▶ **Work to complete**
Print only the lines from the top of the data through the line with "102.7, bottom: 370.7", both included, skipping every picture.
━━━━
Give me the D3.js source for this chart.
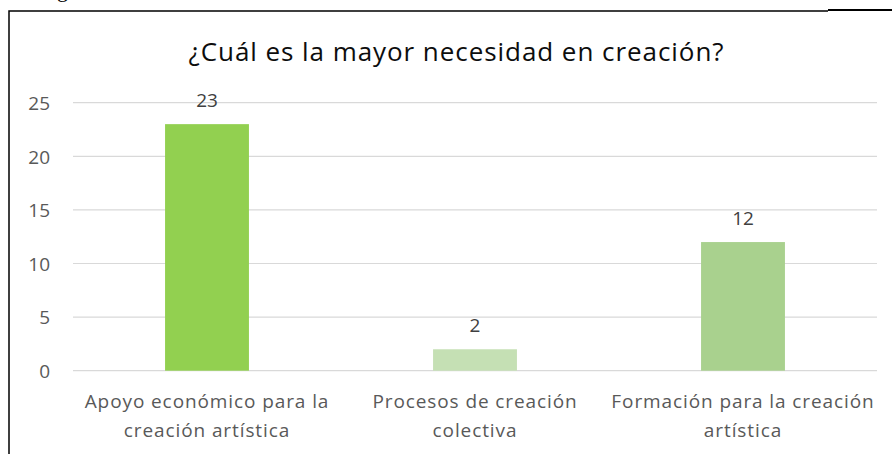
<!DOCTYPE html>
<html>
<head>
<meta charset="utf-8">
<script src="https://cdn.jsdelivr.net/npm/d3@7"></script>
<style>
  body { margin: 0; background: #fff; }
  svg { display: block; font-family: "Open Sans", sans-serif; }
</style>
</head>
<body>
<div id="chart"></div>
<script>
// data
var categories = ["Apoyo económico para la\ncreación artística", "Procesos de creación\ncolectiva", "Formación para la creación\nartística"];
var values = [23, 2, 12];
var barColors = ["#92d050", "#c5e0b4", "#a9d18e"];
var yTicks = [0, 5, 10, 15, 20, 25];
var title = "¿Cuál es la mayor necesidad en creación?";

var width = 892, height = 454;
var plot = { left: 73, right: 877, top: 102.7, bottom: 370.7 };

var svg = d3.select("#chart").append("svg")
  .attr("width", width).attr("height", height);

// cut-off caption letter and frame
svg.append("text").attr("x", 57).attr("y", -3)
  .style("font-family", "Liberation Serif").style("font-size", "22px")
  .text("g");
svg.append("path").attr("d", "M9,454V11H828").attr("fill", "none")
  .attr("stroke", "#000").attr("stroke-width", 1.5);
svg.append("line").attr("x1", 828).attr("x2", 892).attr("y1", 10).attr("y2", 10)
  .attr("stroke", "#000").attr("stroke-width", 2);

var x = d3.scaleBand().domain(categories).range([plot.left, plot.right]).paddingInner(0.687).paddingOuter(0.3435);
var y = d3.scaleLinear().domain([0, 25]).range([plot.bottom, plot.top]);

// gridlines
svg.append("g").selectAll("line").data(yTicks).join("line")
  .attr("x1", plot.left).attr("x2", plot.right)
  .attr("y1", d => y(d)).attr("y2", d => y(d))
  .attr("stroke", "#d9d9d9").attr("stroke-width", 1.2);

// y axis labels
var yAxis = svg.append("g").attr("transform", "translate(" + (plot.left - 23) + ",0)")
  .call(d3.axisLeft(y).tickValues(yTicks).tickSize(0).tickPadding(0));
yAxis.select(".domain").remove();
yAxis.selectAll("text").attr("fill", "#595959").style("font-size", "19px")
  .style("font-family", "Open Sans").attr("dy", "0.36em");

// bars
svg.append("g").selectAll("rect").data(values).join("rect")
  .attr("x", (d, i) => x(categories[i]))
  .attr("width", x.bandwidth())
  .attr("y", d => y(d))
  .attr("height", d => y(0) - y(d))
  .attr("fill", (d, i) => barColors[i]);

// data labels
svg.append("g").selectAll("text").data(values).join("text")
  .attr("x", (d, i) => x(categories[i]) + x.bandwidth() / 2)
  .attr("y", d => y(d) - 17)
  .attr("text-anchor", "middle")
  .attr("fill", "#404040").style("font-size", "19px")
  .text(d => d);

// category labels
var xl = svg.append("g").selectAll("text").data(categories).join("text")
  .attr("text-anchor", "middle")
  .attr("fill", "#595959").style("font-size", "19px").style("letter-spacing", "0.9px");
xl.each(function (d) {
  var t = d3.select(this);
  d.split("\n").forEach(function (line, k) {
    t.append("tspan").attr("x", x(d) + x.bandwidth() / 2).attr("y", 408 + k * 29).text(line);
  });
});

// title
svg.append("text").attr("x", 456).attr("y", 61).attr("text-anchor", "middle")
  .attr("fill", "#0d0d0d").style("font-size", "26px")
  .attr("textLength", 535).attr("lengthAdjust", "spacing")
  .text(title);
</script>
</body>
</html>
━━━━
▶ **Full solution**
Give me the D3.js source for this chart.
<!DOCTYPE html>
<html>
<head>
<meta charset="utf-8">
<script src="https://cdn.jsdelivr.net/npm/d3@7"></script>
<style>
  body { margin: 0; background: #fff; }
  svg { display: block; font-family: "Open Sans", sans-serif; }
</style>
</head>
<body>
<div id="chart"></div>
<script>
// data
var categories = ["Apoyo económico para la\ncreación artística", "Procesos de creación\ncolectiva", "Formación para la creación\nartística"];
var values = [23, 2, 12];
var barColors = ["#92d050", "#c5e0b4", "#a9d18e"];
var yTicks = [0, 5, 10, 15, 20, 25];
var title = "¿Cuál es la mayor necesidad en creación?";

var width = 892, height = 454;
var plot = { left: 73, right: 877, top: 102.7, bottom: 370.7 };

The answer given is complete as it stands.